> **DATA LINES**
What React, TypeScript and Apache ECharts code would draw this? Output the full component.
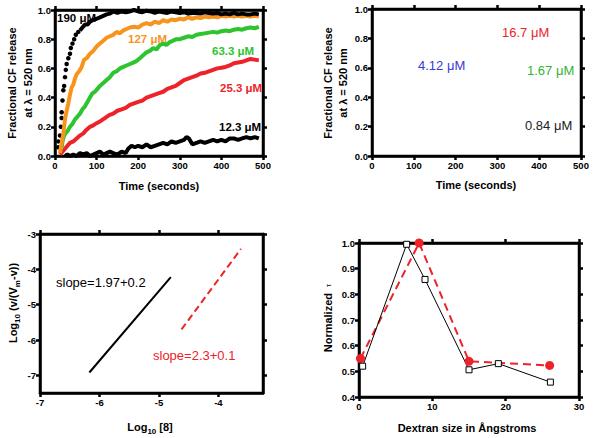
import React, { useEffect, useRef } from "react";
import * as echarts from "echarts";

const FONT = "Arial, 'Liberation Sans', Helvetica, sans-serif";

// Panel A: time courses (seconds, fractional release)
const timeTicks = [0, 100, 200, 300, 400, 500];
const fracTicks = [0, 0.2, 0.4, 0.6, 0.8, 1.0];

const c190Dots: [number, number][] = [
  [8, 0.06], [8, 0.1], [12, 0.14], [14, 0.2], [16, 0.26], [16, 0.3], [18, 0.38], [20, 0.45],
  [22, 0.48], [24, 0.54], [26, 0.59], [28, 0.63], [32, 0.67], [36, 0.7], [38, 0.74], [42, 0.77],
  [46, 0.8], [50, 0.83], [56, 0.85],
];
const c190: [number, number][] = [
  [60, 0.86], [66, 0.88], [72, 0.9], [78, 0.9], [84, 0.92], [90, 0.93], [100, 0.94], [108, 0.95],
  [116, 0.96], [124, 0.97], [132, 0.975], [140, 0.99], [150, 0.98], [160, 0.99], [170, 0.985],
  [180, 0.99], [190, 1.0], [200, 0.99], [210, 0.985], [220, 0.995], [230, 0.99], [240, 0.98],
  [250, 0.99], [260, 0.985], [270, 0.98], [280, 0.99], [290, 0.985], [300, 0.98], [310, 0.985],
  [320, 0.975], [330, 0.98], [340, 0.98], [350, 0.975], [360, 0.985], [370, 0.98], [380, 0.975],
  [390, 0.98], [400, 0.97], [410, 0.975], [420, 0.97], [430, 0.98], [440, 0.97], [450, 0.975],
  [460, 0.97], [470, 0.97], [480, 0.975], [490, 0.97],
];
const c127: [number, number][] = [
  [12, 0.02], [16, 0.09], [20, 0.15], [24, 0.25], [28, 0.31], [32, 0.36], [36, 0.42], [40, 0.47],
  [44, 0.49], [48, 0.53], [52, 0.56], [58, 0.58], [64, 0.61], [70, 0.66], [76, 0.67], [84, 0.7],
  [92, 0.72], [100, 0.75], [108, 0.77], [116, 0.79], [124, 0.81], [132, 0.82], [140, 0.83],
  [148, 0.85], [156, 0.84], [164, 0.86], [172, 0.87], [180, 0.88], [190, 0.885], [200, 0.88],
  [210, 0.9], [220, 0.91], [230, 0.9], [240, 0.92], [250, 0.91], [260, 0.93], [270, 0.92],
  [280, 0.935], [290, 0.93], [300, 0.94], [310, 0.935], [320, 0.95], [330, 0.94], [340, 0.95],
  [350, 0.945], [360, 0.955], [370, 0.95], [380, 0.955], [390, 0.95], [400, 0.96], [410, 0.955],
  [420, 0.96], [430, 0.955], [440, 0.96], [450, 0.955], [460, 0.96], [470, 0.955], [480, 0.96],
  [490, 0.955],
];
const c63: [number, number][] = [
  [16, 0.05], [18, 0.1], [22, 0.14], [26, 0.16], [30, 0.17], [36, 0.2], [42, 0.22], [48, 0.25],
  [54, 0.27], [60, 0.29], [66, 0.32], [72, 0.34], [78, 0.37], [84, 0.4], [90, 0.43], [96, 0.44],
  [102, 0.46], [108, 0.48], [116, 0.5], [124, 0.52], [132, 0.54], [140, 0.57], [148, 0.58],
  [156, 0.6], [164, 0.61], [172, 0.62], [180, 0.63], [188, 0.64], [196, 0.65], [204, 0.67],
  [212, 0.69], [220, 0.71], [228, 0.72], [236, 0.74], [244, 0.73], [252, 0.76], [260, 0.77],
  [268, 0.76], [276, 0.78], [284, 0.79], [292, 0.8], [300, 0.8], [310, 0.81], [320, 0.82],
  [330, 0.815], [340, 0.83], [350, 0.835], [360, 0.84], [370, 0.845], [380, 0.85], [390, 0.845],
  [400, 0.855], [410, 0.86], [420, 0.855], [430, 0.865], [440, 0.87], [450, 0.865], [460, 0.875],
  [470, 0.88], [480, 0.875], [490, 0.885],
];
const c25: [number, number][] = [
  [12, 0.01], [18, 0.03], [24, 0.05], [30, 0.07], [36, 0.09], [44, 0.1], [52, 0.12], [60, 0.14],
  [68, 0.155], [76, 0.18], [84, 0.2], [92, 0.21], [100, 0.225], [110, 0.24], [120, 0.26],
  [130, 0.28], [140, 0.29], [150, 0.31], [160, 0.32], [170, 0.33], [180, 0.35], [190, 0.36],
  [200, 0.37], [210, 0.38], [220, 0.4], [230, 0.41], [240, 0.42], [250, 0.43], [260, 0.44],
  [270, 0.46], [280, 0.47], [290, 0.48], [300, 0.5], [310, 0.52], [320, 0.53], [330, 0.54],
  [340, 0.55], [350, 0.565], [360, 0.57], [370, 0.58], [380, 0.59], [390, 0.6], [400, 0.605],
  [410, 0.61], [420, 0.62], [430, 0.635], [440, 0.64], [450, 0.645], [460, 0.655], [470, 0.665],
  [480, 0.66], [490, 0.655],
];
const c12: [number, number][] = [
  [24, 0.0], [30, 0.01], [36, 0.0], [44, 0.01], [52, 0.0], [60, 0.02], [68, 0.01], [76, 0.02],
  [84, 0.0], [92, 0.01], [100, 0.02], [108, 0.03], [116, 0.01], [124, 0.02], [132, 0.03],
  [140, 0.02], [150, 0.01], [160, 0.03], [170, 0.02], [176, 0.05], [184, 0.07], [192, 0.06],
  [200, 0.07], [210, 0.06], [220, 0.08], [230, 0.06], [240, 0.07], [250, 0.08], [260, 0.09],
  [270, 0.08], [280, 0.1], [290, 0.09], [300, 0.1], [310, 0.11], [316, 0.13], [322, 0.12],
  [330, 0.08], [340, 0.09], [350, 0.1], [360, 0.09], [370, 0.1], [380, 0.11], [390, 0.1],
  [400, 0.11], [410, 0.1], [420, 0.12], [430, 0.12], [440, 0.11], [450, 0.12], [460, 0.13],
  [470, 0.12], [480, 0.13], [490, 0.12],
];

// Panel C: Hill plot fits
const logXTicks = [-7, -6, -5, -4];
const logYTicks = [-7, -6, -5, -4, -3];
const fitBlack: [number, number][] = [[-6.17, -6.92], [-4.8, -4.22]];
const fitRed: [number, number][] = [[-4.62, -5.7], [-3.62, -3.42]];

// Panel D: normalized tau vs dextran size
const dexTicks = [0, 10, 20, 30];
const tauTicks = [0.4, 0.5, 0.6, 0.7, 0.8, 0.9, 1.0];
const tauSquares: [number, number][] = [[0.5, 0.52], [6.5, 0.995], [9.0, 0.858], [15.0, 0.506], [19.0, 0.53], [26.1, 0.458]];
const tauCircles: [number, number][] = [[0.2, 0.55], [8.2, 1.0], [15.0, 0.539], [26.0, 0.523]];

const ORANGE = "#f7941d";
const GREEN = "#2dc42d";
const RED = "#ee2229";

function makeAxis(grid: number, pos: string, min: number, max: number, ticks: number[], labels: boolean, fmt?: (v: number) => string) {
  const a: any = {
    type: "value",
    gridIndex: grid,
    position: pos,
    min,
    max,
    axisLine: { show: true, onZero: false, lineStyle: { color: "#000", width: 2.5 } },
    axisTick: { show: true, length: 4, lineStyle: { color: "#000", width: 2.5 } },
    axisLabel: { show: false },
    splitLine: { show: false },
  };
  a.axisTick.customValues = ticks;
  if (labels) {
    a.axisLabel = {
      show: true, color: "#000", fontWeight: "bold", fontSize: 9.5, fontFamily: FONT, margin: 4,
      customValues: ticks, formatter: fmt || ((v: number) => String(v)),
    };
  }
  return a;
}

const f1 = (v: number) => v.toFixed(1);

function txt(x: number, y: number, text: string, color: string, size: number, bold: boolean, extra: any = {}) {
  return {
    type: "text", x, y, rotation: extra.rotation || 0,
    style: {
      text, fill: color, font: `${bold ? "bold " : ""}${size}px ${FONT}`,
      align: extra.align || "left", verticalAlign: "middle", lineHeight: extra.lineHeight,
    },
  };
}

const gridBox = (left: number, top: number, width: number, height: number) => ({
  left, top, width, height, show: true, borderColor: "#000", borderWidth: 2.5, backgroundColor: "transparent",
});

export default function App() {
  const ref = useRef<HTMLDivElement>(null);
  useEffect(() => {
    if (!ref.current) return;
    const chart = echarts.init(ref.current, null, { renderer: "svg" });
    const lineS = (data: [number, number][], color: string, grid: number, width = 3) => ({
      type: "line", xAxisIndex: grid * 2, yAxisIndex: grid * 2, data,
      showSymbol: false, symbol: "none", lineStyle: { color, width }, silent: true,
    });
    const option: any = {
      animation: false,
      backgroundColor: "#fff",
      grid: [
        gridBox(55, 10, 208, 146),
        gridBox(372, 9, 209, 147),
        gridBox(40, 234, 223, 159),
        gridBox(359, 243, 220, 154),
      ],
      xAxis: [
        makeAxis(0, "bottom", 0, 500, timeTicks, true),
        makeAxis(0, "top", 0, 500, timeTicks, false),
        makeAxis(1, "bottom", 0, 500, timeTicks, true),
        makeAxis(1, "top", 0, 500, timeTicks, false),
        makeAxis(2, "bottom", -7, -3.25, logXTicks, true),
        makeAxis(2, "top", -7, -3.25, logXTicks, false),
        makeAxis(3, "bottom", 0, 30, dexTicks, true),
        makeAxis(3, "top", 0, 30, dexTicks, false),
      ],
      yAxis: [
        makeAxis(0, "left", 0, 1, fracTicks, true, f1),
        makeAxis(0, "right", 0, 1, fracTicks, false),
        makeAxis(1, "left", 0, 1, fracTicks, true, f1),
        makeAxis(1, "right", 0, 1, fracTicks, false),
        makeAxis(2, "left", -7.5, -3, logYTicks, true),
        makeAxis(2, "right", -7.5, -3, logYTicks, false),
        makeAxis(3, "left", 0.4, 1.0, tauTicks, true, f1),
        makeAxis(3, "right", 0.4, 1.0, tauTicks, false),
      ],
      series: [
        lineS(c12, "#000", 0, 4),
        lineS(c25, RED, 0, 4),
        lineS(c63, GREEN, 0, 4),
        lineS(c127, ORANGE, 0, 4),
        lineS(c190, "#000", 0, 4),
        {
          type: "scatter", xAxisIndex: 0, yAxisIndex: 0, data: c190Dots,
          symbolSize: 4.5, itemStyle: { color: "#000", opacity: 1 }, silent: true,
        },
        { type: "scatter", xAxisIndex: 2, yAxisIndex: 2, data: [], silent: true },
        lineS(fitBlack, "#000", 2, 2),
        {
          type: "line", xAxisIndex: 4, yAxisIndex: 4, data: fitRed, showSymbol: false, symbol: "none",
          lineStyle: { color: RED, width: 2, type: [7, 4] }, silent: true,
        },
        {
          type: "line", xAxisIndex: 6, yAxisIndex: 6, data: tauCircles, symbol: "circle", symbolSize: 9,
          showSymbol: true, itemStyle: { color: RED, opacity: 1 }, lineStyle: { color: RED, width: 2, type: [8, 5] }, silent: true,
        },
        {
          type: "line", xAxisIndex: 6, yAxisIndex: 6, data: tauSquares, symbol: "rect", symbolSize: 6,
          showSymbol: true, itemStyle: { color: "#fff", borderColor: "#000", borderWidth: 1, opacity: 1 },
          lineStyle: { color: "#000", width: 1 }, silent: true,
        },
      ],
      graphic: [
        // Panel A
        txt(20, 83, "Fractional CF release\nat λ = 520 nm", "#000", 11, true, { rotation: Math.PI / 2, align: "center", lineHeight: 16 }),
        txt(159, 186, "Time (seconds)", "#000", 11, true, { align: "center" }),
        txt(57, 18, "190 μM", "#000", 11.5, true),
        txt(128, 39, "127 μM", ORANGE, 11.5, true),
        txt(212, 51, "63.3 μM", GREEN, 11.5, true),
        txt(220, 88, "25.3 μM", RED, 11.5, true),
        txt(219, 127, "12.3 μM", "#000", 11.5, true),
        // Panel B
        txt(335, 83, "Fractional CF release\nat λ = 520 nm", "#000", 11, true, { rotation: Math.PI / 2, align: "center", lineHeight: 15 }),
        txt(476, 185, "Time (seconds)", "#000", 11, true, { align: "center" }),
        txt(502, 32, "16.7 μM", RED, 13, false),
        txt(418, 65, "4.12 μM", "#3a3ad0", 13, false),
        txt(527, 70, "1.67 μM", "#2fb52f", 13, false),
        txt(525, 125, "0.84 μM", "#222", 13, false),
        // Panel C
        {
          type: "text", x: 13, y: 303, rotation: Math.PI / 2,
          style: {
            text: "{b|Log}{s|10}{b| (v/(V}{s|m}{b|-v))}", align: "center", verticalAlign: "middle",
            rich: {
              b: { font: `bold 11px ${FONT}`, fill: "#000", lineHeight: 16 },
              s: { font: `bold 8px ${FONT}`, fill: "#000", verticalAlign: "bottom", lineHeight: 16 },
            },
          },
        },
        {
          type: "text", x: 150, y: 427,
          style: {
            text: "{b|Log}{s|10}{b| [8]}", align: "center", verticalAlign: "middle",
            rich: {
              b: { font: `bold 11px ${FONT}`, fill: "#000", lineHeight: 16 },
              s: { font: `bold 8px ${FONT}`, fill: "#000", verticalAlign: "bottom", lineHeight: 16 },
            },
          },
        },
        txt(56, 282, "slope=1.97+0.2", "#000", 13, false),
        txt(153, 355, "slope=2.3+0.1", RED, 13, false),
        // Panel D
        {
          type: "text", x: 328, y: 318, rotation: Math.PI / 2,
          style: {
            text: "{b|Normalized  }{t|τ}", align: "center", verticalAlign: "middle",
            rich: {
              b: { font: `bold 11px ${FONT}`, fill: "#000", lineHeight: 14 },
              t: { font: `8px ${FONT}`, fill: "#000", lineHeight: 14 },
            },
          },
        },
        txt(467, 428, "Dextran size in Ångstroms", "#000", 11, true, { align: "center" }),
      ],
    };
    chart.setOption(option);
    return () => chart.dispose();
  }, []);
  return (
    <div
      ref={ref}
      style={{ position: "fixed", left: 0, top: 0, width: 593, height: 438, background: "#fff" }}
    />
  );
}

> **WHAT NEEDS TO BE DONE**
Collect every line above that contains the word "React".

> **THE SOLUTION**
What React, TypeScript and Apache ECharts code would draw this? Output the full component.
import React, { useEffect, useRef } from "react";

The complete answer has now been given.